The collaboration is part of the Juneteenth Theatre Justice Project, a nationwide movement by American theater companies striving to "change the world, one play at a time" in response to the current civil uprising in reaction to the murders of George Floyd, Breonna Taylor, Ahmaud Arbery and countless others before them.

In Polar Bears, Black Boys & Prairie Fringed Orchids, a liberal white couple opens the doors of their renovated Harlem brownstone to host a cocktail party for a Black Lives Matter activist, his gay white lover and the mother of a slain 12-year-old Black boy. A night of cocktails and conversation sparks emotional debates on topics ranging from underweight polar bears and Lana Turner to saving the planet, gentrification, racial identity and protecting the lives of Black boys.
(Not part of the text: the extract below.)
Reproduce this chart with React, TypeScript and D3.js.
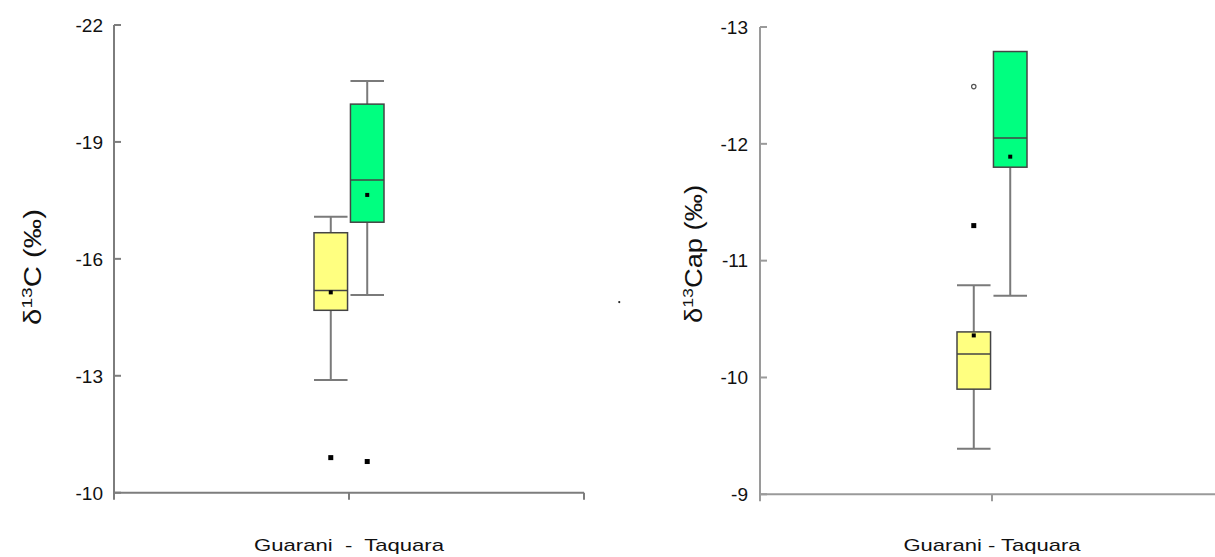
import React from "react";
import * as d3 from "d3";

const series = ["Guarani", "Taquara"];
const seriesColors = ["#ffff80", "#00ff80"];
const xCategoryLabelLeft = "Guarani  -  Taquara";
const xCategoryLabelRight = "Guarani - Taquara";

// Panel 1: δ13C collagen
const c13Ticks = [-22, -19, -16, -13, -10];
const c13Min = [-12.89, -15.07];
const c13Q1 = [-14.68, -16.94];
const c13Median = [-15.19, -18.02];
const c13Q3 = [-16.67, -19.97];
const c13Max = [-17.08, -20.56];
const c13Mean = [-15.14, -17.64];
const c13Outliers = [[-10.9], [-10.8]];
const c13Stray = [{ x: 2.15, v: -14.89 }];

// Panel 2: δ13C apatite
const capTicks = [-13, -12, -11, -10, -9];
const capMin = [-9.39, -10.7];
const capQ1 = [-9.9, -11.8];
const capMedian = [-10.2, -12.05];
const capQ3 = [-10.39, -12.79];
const capMax = [-10.79, -12.79];
const capMean = [-10.36, -11.89];
const capOutliers = [[-11.3], []];
const capExtremes = [[-12.49], []];

const FONT = "'Liberation Sans', Arial, sans-serif";

type PanelProps = {
  axisX: number;
  axisEnd: number;
  yTop: number;
  yBottom: number;
  domain: [number, number];
  ticks: number[];
  min: number[];
  q1: number[];
  median: number[];
  q3: number[];
  max: number[];
  mean: number[];
  outliers: number[][];
  extremes: number[][];
  stray: { x: number; v: number }[];
  title: string;
  titleX: number;
  titleY: number;
  titleLen: number;
  xLabel: string;
  xLabelLen: number;
  axisColor: string;
  labelGap: number;
};

function Panel(p: PanelProps) {
  const y = d3.scaleLinear().domain(p.domain).range([p.yBottom, p.yTop]);
  const x = d3.scaleLinear().domain([0, 2]).range([p.axisX, p.axisEnd]);
  const band = d3.scaleBand<string>().domain(series).range([-35, 35]).paddingInner(0.08);
  const cx = x(1);
  const bw = band.bandwidth();
  const whiskerColor = "#7a7a7a";
  const boxStroke = "#444";
  return (
    <g>
      {/* y axis */}
      <line x1={p.axisX} x2={p.axisX} y1={y(p.domain[1])} y2={y(p.domain[0]) + 7} stroke={p.axisColor} strokeWidth={2} />
      {p.ticks.map((t) => (
        <g key={t}>
          <line x1={p.axisX} x2={p.axisX + 7} y1={y(t)} y2={y(t)} stroke={p.axisColor} strokeWidth={2} />
          <text x={p.axisX - p.labelGap} y={y(t)} dy="0.36em" textAnchor="end" fontSize={19} fontFamily={FONT} fill="#111">
            {t}
          </text>
        </g>
      ))}
      {/* x axis */}
      <line x1={p.axisX} x2={p.axisEnd} y1={y(p.domain[0])} y2={y(p.domain[0])} stroke={p.axisColor} strokeWidth={2} />
      <line x1={cx} x2={cx} y1={y(p.domain[0])} y2={y(p.domain[0]) + 7} stroke={p.axisColor} strokeWidth={2} />
      <line x1={x(2)} x2={x(2)} y1={y(p.domain[0])} y2={y(p.domain[0]) + 7} stroke={p.axisColor} strokeWidth={2} />
      <text x={cx} y={551} textAnchor="middle" fontSize={17} fontFamily={FONT} fill="#111" textLength={p.xLabelLen} lengthAdjust="spacingAndGlyphs" style={{ whiteSpace: "pre" }}>
        {p.xLabel}
      </text>
      {/* title */}
      <text transform={`translate(${p.titleX},${p.titleY}) rotate(-90)`} textAnchor="middle" fontSize={23} fontFamily={FONT} fill="#111" textLength={p.titleLen} lengthAdjust="spacingAndGlyphs">
        <tspan>δ</tspan>
        <tspan fontSize={15} dy={-9}>13</tspan>
        <tspan dy={9}>{p.title}</tspan>
      </text>
      {/* boxes */}
      {series.map((s, i) => {
        const bx = cx + (band(s) as number);
        const mid = bx + bw / 2;
        const top = y(p.q3[i]);
        const bot = y(p.q1[i]);
        return (
          <g key={s}>
            {p.max[i] !== p.q3[i] && (
              <>
                <line x1={mid} x2={mid} y1={y(p.max[i])} y2={top} stroke={whiskerColor} strokeWidth={2} />
                <line x1={bx} x2={bx + bw} y1={y(p.max[i])} y2={y(p.max[i])} stroke={whiskerColor} strokeWidth={2} />
              </>
            )}
            <line x1={mid} x2={mid} y1={bot} y2={y(p.min[i])} stroke={whiskerColor} strokeWidth={2} />
            <line x1={bx} x2={bx + bw} y1={y(p.min[i])} y2={y(p.min[i])} stroke={whiskerColor} strokeWidth={2} />
            <rect x={bx} y={top} width={bw} height={bot - top} fill={seriesColors[i]} stroke={boxStroke} strokeWidth={1.5} />
            <line x1={bx} x2={bx + bw} y1={y(p.median[i])} y2={y(p.median[i])} stroke="#444" strokeWidth={1.5} />
            <rect x={mid - 2} y={y(p.mean[i]) - 2} width={4} height={4} fill="#000" />
            {p.outliers[i].map((o, k) => (
              <rect key={k} x={mid - 2.5} y={y(o) - 2.5} width={5} height={5} fill="#000" />
            ))}
            {p.extremes[i].map((o, k) => (
              <circle key={k} cx={mid} cy={y(o)} r={2.2} fill="#fff" stroke="#555" strokeWidth={1.2} />
            ))}
          </g>
        );
      })}
      {p.stray.map((d, k) => (
        <circle key={k} cx={x(d.x)} cy={y(d.v)} r={1.1} fill="#222" />
      ))}
    </g>
  );
}

export default function App() {
  return (
    <svg width={1215} height={557} style={{ position: "absolute", left: 0, top: 0, background: "#fff" }}>
      <rect width={1215} height={557} fill="#fff" />
      <Panel
        axisX={114}
        axisEnd={584}
        yTop={25}
        yBottom={492.7}
        domain={[-10, -22]}
        ticks={c13Ticks}
        min={c13Min}
        q1={c13Q1}
        median={c13Median}
        q3={c13Q3}
        max={c13Max}
        mean={c13Mean}
        outliers={c13Outliers}
        extremes={[[], []]}
        stray={c13Stray}
        title="C (‰)"
        titleX={41}
        titleY={267}
        titleLen={116}
        xLabel={xCategoryLabelLeft}
        xLabelLen={190}
        axisColor="#7d7d7d"
        labelGap={11}
      />
      <Panel
        axisX={760}
        axisEnd={1224}
        yTop={27}
        yBottom={494.3}
        domain={[-9, -13]}
        ticks={capTicks}
        min={capMin}
        q1={capQ1}
        median={capMedian}
        q3={capQ3}
        max={capMax}
        mean={capMean}
        outliers={capOutliers}
        extremes={capExtremes}
        stray={[]}
        title="Cap (‰)"
        titleX={702}
        titleY={254}
        titleLen={138}
        xLabel={xCategoryLabelRight}
        xLabelLen={177}
        axisColor="#9a9a9a"
        labelGap={12}
      />
    </svg>
  );
}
The reading will be directed by Andi Chapman and feature IAMA company members Brandon Scott and Christine Woods, alongside Tesiana Elie, Todd Grinnell, Garrett Mercer, Kacie Rogers and Sheldon White.

According to Aldo Billingslea, who launched the Juneteenth Theatre Justice Project to center Black theater artists and new voices and address systemic racism in the theater industry, this joint effort between theaters is exactly what theater is meant to do: unite for change, respond to the current moment, raise awareness and resources to support marginalized communities, and amplify the voices of artists of color. "With a perfect blend of wit, pathos and humor, [Polar Bears] speaks to some of the most pressing subjects of our time - gentrification, white fragility, the sustainability of the planet, the Black Lives Matter movement and police violence against Black bodies," he said in a press release.

The play was co-commissioned and developed by PlayGround and Planet Earth Arts and was a finalist for the 2019 NNPN National Showcase of New Plays.

Durham is a Los Angeles-based scriptwriter, author and poet and the author of ten plays, including The Fertile River, about the tragic history and legacy of eugenics in North Carolina, and A Post Racial America.